Conversations with Oracle Innovators

Q&A with Dan Lanir and Afzal Asif

Dan Lanir and Afzal AsifOracle Innovator

Internal Implementation of Oracle Customer Hub
The Oracle Customer Hub-based system is a complex business system made up of a customer hub and a master data appliance. It was implemented within Oracle to support Oracle Marketing's lead flow management processes.

Dan Lanir, Director, Applications IT, Data Quality Management Systems
Afzal Asif, Solutions Architect, Applications IT, Data Quality Management Systems
Location: Redwood Shores, CA
Product: Internal Implementation of Oracle Customer Hub

Q: Why is Oracle Customer Hub innovative?

Lanir: The new system had to support many sophisticated business flows that are not part of any single product offering while also seamlessly integrating with many heavily used enterprise applications. We took many off-the-shelf technology components and wove them together to create a complex business system that still fundamentally implements packaged products and tools rather than building custom systems from scratch. In some cases this required designing our own custom connectors and process orchestration logic. In other cases it required a highly creative configuration in order to satisfy the business requirements. But at the core, we were able to stay true to the approach of using Oracle's standard packaged applications to run Oracle's business—an approach which is a cornerstone of Oracle Application IT's charter and mission.

Q: How do you define innovation?

Asif: The root of innovation is the same as the root of invention; it's to create something new that didn't exist before. It's the act of creation, not just the act of construction.

Q: Why do you think innovation is important?

Lanir: In our business, innovation is the key to three essential areas. It's important to our customers, because Oracle's innovative products and services help them respond to new problems and opportunities in a rapidly changing world. It's important to our shareholders because Oracle's position as a global marketplace leader is based on a history of innovation. Last, but certainly not least, innovation is important to our employees because it provides an exciting and satisfying workplace culture that supports and seeks out creativity and invention.

Q: What is the most innovative project you've worked on?

Asif: Both of us started out implementing ERP and CRM at a time when the industry was young, before an extensive knowledge base and established best practices were available. Back then, every implementation was an exercise in innovation. More recently, the implementation of Siebel CRM at Oracle—the Synergy project—had many innovative aspects. We had to build a project infrastructure that supported a very large, globally dispersed project team. We also utilized a use-case-based spiral SDLC methodology on a global scale in ways that most of us had never seen before in order to achieve a very rapid, high-quality deployment. Last, through the Synergy project, Oracle defined one set of global processes across disparate regions and business organizations, leading to substantial improvements in efficiency, transparency, and consistency.

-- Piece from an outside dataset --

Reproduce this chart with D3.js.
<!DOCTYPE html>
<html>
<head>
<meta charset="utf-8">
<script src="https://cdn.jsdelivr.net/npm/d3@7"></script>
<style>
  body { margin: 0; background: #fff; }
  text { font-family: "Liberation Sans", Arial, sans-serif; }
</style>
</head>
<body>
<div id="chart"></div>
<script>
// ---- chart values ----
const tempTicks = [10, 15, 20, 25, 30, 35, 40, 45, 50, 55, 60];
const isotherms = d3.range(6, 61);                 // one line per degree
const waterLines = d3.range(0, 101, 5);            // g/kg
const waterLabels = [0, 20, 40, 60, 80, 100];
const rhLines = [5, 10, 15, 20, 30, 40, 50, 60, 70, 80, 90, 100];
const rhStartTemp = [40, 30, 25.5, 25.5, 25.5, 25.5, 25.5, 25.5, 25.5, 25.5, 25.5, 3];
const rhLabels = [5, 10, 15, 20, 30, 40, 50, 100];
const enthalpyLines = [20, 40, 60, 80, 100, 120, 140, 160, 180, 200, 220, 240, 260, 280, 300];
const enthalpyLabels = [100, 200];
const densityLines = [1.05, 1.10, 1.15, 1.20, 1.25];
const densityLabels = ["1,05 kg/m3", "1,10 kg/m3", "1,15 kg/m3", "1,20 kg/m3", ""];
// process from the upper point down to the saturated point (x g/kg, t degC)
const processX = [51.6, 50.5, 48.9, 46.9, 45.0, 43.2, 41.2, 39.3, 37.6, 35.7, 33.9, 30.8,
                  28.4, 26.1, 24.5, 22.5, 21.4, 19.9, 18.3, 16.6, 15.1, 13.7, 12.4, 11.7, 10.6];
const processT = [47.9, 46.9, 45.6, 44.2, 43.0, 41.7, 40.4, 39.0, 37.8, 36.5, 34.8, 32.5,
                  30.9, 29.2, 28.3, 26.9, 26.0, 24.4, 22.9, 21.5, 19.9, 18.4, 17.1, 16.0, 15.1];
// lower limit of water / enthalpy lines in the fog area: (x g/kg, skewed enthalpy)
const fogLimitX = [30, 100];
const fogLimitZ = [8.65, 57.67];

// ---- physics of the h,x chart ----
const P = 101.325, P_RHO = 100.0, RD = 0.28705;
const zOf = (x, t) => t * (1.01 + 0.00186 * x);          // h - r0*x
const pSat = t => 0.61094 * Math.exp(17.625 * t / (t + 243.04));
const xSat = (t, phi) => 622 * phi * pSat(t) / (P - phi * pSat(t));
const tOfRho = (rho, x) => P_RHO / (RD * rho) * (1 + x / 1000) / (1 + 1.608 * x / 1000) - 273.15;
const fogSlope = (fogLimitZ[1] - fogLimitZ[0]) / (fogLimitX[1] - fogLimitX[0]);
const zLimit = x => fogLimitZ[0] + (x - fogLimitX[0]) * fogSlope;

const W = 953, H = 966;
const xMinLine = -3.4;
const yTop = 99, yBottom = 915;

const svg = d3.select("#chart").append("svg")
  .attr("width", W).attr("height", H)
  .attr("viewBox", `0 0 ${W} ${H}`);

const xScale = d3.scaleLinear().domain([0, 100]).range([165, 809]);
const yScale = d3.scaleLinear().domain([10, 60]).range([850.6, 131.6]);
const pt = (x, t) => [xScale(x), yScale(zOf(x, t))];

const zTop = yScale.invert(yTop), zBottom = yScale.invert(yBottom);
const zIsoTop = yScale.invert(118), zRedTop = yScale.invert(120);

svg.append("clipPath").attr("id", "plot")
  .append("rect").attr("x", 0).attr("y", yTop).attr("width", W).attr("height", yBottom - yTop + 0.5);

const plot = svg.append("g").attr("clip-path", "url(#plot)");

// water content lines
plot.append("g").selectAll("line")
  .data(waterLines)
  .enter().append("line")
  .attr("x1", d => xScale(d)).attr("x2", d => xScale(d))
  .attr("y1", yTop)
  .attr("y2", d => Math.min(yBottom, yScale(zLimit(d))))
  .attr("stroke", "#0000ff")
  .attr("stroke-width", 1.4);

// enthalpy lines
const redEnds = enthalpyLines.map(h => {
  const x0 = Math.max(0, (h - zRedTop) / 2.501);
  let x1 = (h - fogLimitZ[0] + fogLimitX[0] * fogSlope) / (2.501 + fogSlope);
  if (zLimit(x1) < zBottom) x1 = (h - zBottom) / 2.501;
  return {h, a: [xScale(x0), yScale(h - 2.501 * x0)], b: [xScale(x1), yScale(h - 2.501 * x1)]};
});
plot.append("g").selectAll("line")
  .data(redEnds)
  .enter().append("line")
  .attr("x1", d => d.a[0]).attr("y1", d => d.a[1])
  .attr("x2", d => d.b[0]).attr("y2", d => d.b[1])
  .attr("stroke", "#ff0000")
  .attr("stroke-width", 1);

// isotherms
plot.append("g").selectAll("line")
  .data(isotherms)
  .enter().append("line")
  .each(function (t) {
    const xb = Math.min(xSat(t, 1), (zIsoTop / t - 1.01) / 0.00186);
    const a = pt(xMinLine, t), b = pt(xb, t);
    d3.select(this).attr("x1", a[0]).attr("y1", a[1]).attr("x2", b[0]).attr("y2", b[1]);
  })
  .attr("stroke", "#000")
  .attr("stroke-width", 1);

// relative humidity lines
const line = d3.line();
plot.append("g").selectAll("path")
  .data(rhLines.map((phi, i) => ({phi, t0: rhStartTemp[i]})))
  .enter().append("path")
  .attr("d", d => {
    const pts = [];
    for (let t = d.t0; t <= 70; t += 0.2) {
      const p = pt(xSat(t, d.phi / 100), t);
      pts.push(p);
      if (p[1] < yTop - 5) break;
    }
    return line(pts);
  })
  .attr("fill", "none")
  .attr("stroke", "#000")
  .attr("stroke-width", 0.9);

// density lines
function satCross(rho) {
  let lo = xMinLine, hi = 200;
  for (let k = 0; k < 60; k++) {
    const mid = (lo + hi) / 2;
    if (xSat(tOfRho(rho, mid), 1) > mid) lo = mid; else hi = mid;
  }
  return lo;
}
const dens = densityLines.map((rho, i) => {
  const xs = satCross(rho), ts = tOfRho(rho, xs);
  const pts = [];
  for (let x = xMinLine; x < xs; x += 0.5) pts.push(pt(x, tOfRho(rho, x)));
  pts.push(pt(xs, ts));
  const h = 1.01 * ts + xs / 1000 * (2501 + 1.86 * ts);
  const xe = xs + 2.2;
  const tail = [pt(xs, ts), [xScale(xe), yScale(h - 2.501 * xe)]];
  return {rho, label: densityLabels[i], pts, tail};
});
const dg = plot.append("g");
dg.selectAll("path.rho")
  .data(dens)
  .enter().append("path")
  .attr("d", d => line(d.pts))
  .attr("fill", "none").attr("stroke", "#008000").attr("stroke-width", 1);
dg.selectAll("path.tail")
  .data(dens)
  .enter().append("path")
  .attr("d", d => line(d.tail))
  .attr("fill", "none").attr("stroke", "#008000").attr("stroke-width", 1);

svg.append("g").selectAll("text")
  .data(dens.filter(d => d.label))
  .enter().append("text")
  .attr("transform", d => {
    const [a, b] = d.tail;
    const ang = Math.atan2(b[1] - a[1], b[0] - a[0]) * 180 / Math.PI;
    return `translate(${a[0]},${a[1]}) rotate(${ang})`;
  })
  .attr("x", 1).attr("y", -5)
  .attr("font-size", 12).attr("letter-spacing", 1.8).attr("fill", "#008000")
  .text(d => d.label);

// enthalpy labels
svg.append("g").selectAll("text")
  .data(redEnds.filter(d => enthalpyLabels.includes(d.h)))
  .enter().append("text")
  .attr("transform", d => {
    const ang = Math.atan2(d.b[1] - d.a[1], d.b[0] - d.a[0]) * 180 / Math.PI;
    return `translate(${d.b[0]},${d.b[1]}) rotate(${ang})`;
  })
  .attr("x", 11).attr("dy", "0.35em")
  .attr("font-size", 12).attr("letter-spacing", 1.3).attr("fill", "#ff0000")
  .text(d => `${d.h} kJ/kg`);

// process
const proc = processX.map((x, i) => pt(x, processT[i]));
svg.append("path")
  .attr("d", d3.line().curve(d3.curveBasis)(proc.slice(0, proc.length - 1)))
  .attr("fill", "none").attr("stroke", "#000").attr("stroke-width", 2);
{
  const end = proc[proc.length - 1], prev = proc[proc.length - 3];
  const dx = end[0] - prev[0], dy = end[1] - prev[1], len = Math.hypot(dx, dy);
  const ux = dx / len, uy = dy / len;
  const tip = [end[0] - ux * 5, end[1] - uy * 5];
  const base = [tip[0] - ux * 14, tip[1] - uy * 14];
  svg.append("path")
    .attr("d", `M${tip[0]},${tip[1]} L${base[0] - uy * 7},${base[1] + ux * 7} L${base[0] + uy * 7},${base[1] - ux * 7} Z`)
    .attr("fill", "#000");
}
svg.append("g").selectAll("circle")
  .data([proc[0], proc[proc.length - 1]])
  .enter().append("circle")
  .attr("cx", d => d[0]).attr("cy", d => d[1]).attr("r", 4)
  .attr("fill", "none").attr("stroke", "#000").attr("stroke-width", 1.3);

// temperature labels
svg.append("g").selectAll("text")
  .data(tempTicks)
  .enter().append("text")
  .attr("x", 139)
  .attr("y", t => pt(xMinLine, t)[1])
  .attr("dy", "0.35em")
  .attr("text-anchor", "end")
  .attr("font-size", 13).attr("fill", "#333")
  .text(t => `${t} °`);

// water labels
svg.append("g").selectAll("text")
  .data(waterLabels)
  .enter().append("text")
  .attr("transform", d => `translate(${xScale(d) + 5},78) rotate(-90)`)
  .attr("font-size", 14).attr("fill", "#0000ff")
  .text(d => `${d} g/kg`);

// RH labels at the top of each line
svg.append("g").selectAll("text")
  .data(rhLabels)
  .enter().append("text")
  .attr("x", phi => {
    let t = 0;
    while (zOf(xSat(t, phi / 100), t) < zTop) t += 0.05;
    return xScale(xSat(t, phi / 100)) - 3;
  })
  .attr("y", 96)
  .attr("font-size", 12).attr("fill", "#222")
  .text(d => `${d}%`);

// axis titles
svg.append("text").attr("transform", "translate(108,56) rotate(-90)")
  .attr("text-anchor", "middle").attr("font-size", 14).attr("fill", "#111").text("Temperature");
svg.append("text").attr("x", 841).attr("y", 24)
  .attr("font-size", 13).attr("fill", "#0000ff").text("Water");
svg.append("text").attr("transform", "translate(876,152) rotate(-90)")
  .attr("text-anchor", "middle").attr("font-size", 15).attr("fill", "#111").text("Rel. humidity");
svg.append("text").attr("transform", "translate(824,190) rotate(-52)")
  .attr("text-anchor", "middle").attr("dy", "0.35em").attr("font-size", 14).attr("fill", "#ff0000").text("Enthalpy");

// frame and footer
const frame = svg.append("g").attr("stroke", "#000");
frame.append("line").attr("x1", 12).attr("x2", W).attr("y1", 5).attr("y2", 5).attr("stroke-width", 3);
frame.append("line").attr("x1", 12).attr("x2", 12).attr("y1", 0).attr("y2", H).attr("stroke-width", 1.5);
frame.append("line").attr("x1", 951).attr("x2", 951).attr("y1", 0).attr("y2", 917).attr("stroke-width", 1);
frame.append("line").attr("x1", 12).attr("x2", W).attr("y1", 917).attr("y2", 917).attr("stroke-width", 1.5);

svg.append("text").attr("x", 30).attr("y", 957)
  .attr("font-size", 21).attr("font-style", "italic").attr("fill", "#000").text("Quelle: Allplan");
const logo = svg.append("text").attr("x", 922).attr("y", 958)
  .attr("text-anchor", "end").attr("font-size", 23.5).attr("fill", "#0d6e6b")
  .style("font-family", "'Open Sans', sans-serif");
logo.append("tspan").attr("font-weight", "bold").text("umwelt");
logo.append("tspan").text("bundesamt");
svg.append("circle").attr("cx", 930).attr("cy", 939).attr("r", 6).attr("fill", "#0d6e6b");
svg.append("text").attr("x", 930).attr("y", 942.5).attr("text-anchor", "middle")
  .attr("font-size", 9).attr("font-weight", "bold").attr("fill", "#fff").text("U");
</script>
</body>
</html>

Q: Can you think of an example where Oracle has helped one of our customers become more innovative?

Asif: As an internal implementation group, we don't have a lot of exposure to Oracle's customers. However, through the Oracle@Oracle program, we share with our customers the best practices and solutions that we develop internally, and we believe that through this program the benefits of our internal innovation and problem solving are leveraged by customers and partners globally.

Q: Who would you say is the most innovative person at Oracle?

Lanir: Larry Ellison. If you look at any stage of Oracle's existence, it was Larry's innovation that kept it ahead of the pack and primed for the next stage. Clearly many other talented individuals contributed hugely—innovation, after all, tends to be a group sport—but Larry's vision, strategy, and execution have been game changers over and over again.

Q: What time period in world history do you consider the most innovative?

Lanir: The information revolution of the 80's and 90's touched every aspect of human life: business, community, education, communication, and more. It created a virtuous cycle of innovation that inspired and drove more innovation as each wave of core advances is adapted and applied to a growing set of opportunities. The reverberations of this dynamic period exist with us today and continue to drive and inspire us.

Q: What's the most innovative product (not Oracle's) that you know of?

Asif: The iPhone has merged the two most significant developments of our era, the mobile phone and the internet, in a way that has completely transformed peoples' experiences and expectations.